Thanks @rinaldodev for your reproducer. As expected the db2 throws the exception 'ERROR: duplicate key value violates unique constraint "users_name_key"'. So the second prepare fails and the transaction is rolled back. And I can see that the rollback throws "XAException.XAER_RMERR" because the prepared transaction does not exist. I need to check if this is the expected behaviour. cc @graben

graben commented 3 weeks ago

@rinaldodev: Could you please look at what happens if you use Agroal DataSource instead of the Narayana unpooled one.

rinaldodev commented 3 weeks ago

@rinaldodev: Could you please look at what happens if you use Agroal DataSource instead of the Narayana unpooled one.

My original tests were with Agroal, that's when I saw it happening. I removed it from this reproducer just to reduce the scope. My original test is here: https://github.com/apache/camel-spring-boot-examples/pull/141

I can augment this one with Agroal if you believe it's necessary.

jmfinelli commented 3 weeks ago

Hi @rinaldodev, I think you bumped into JBTM-3843. There is an upstream PR (on hold) to fix this issue and a PR to fix/discuss how pgjdbc handles rollback invocations when there has been a constraint violation during the prepare phase. We'll keep you posted

rinaldodev commented 3 weeks ago

Hi @rinaldodev, I think you bumped into JBTM-3843. There is an upstream PR (on hold) to fix this issue and a PR to fix/discuss how pgjdbc handles rollback invocations when there has been a constraint violation during the prepare phase. We'll keep you posted

Thanks a lot.
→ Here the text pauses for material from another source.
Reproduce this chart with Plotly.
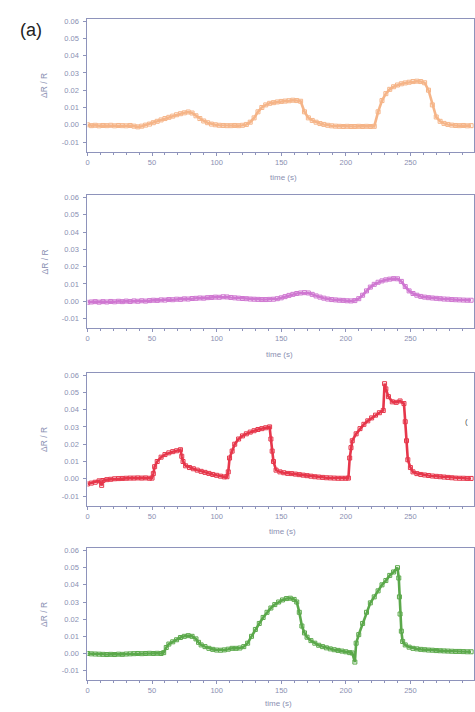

I'll follow this issue.

graben commented 3 weeks ago

@rinaldodev: Could you please look at what happens if you use Agroal DataSource instead of the Narayana unpooled one.

My original tests were with Agroal, that's when I saw it happening. I removed it from this reproducer just to reduce the scope. My original test is here: https://github.com/apache/camel-spring-boot-examples/pull/141

I can augment this one with Agroal if you believe it's necessary.

I think it's not necessary at the moment. Let's wait for the Narayana patch to be committed.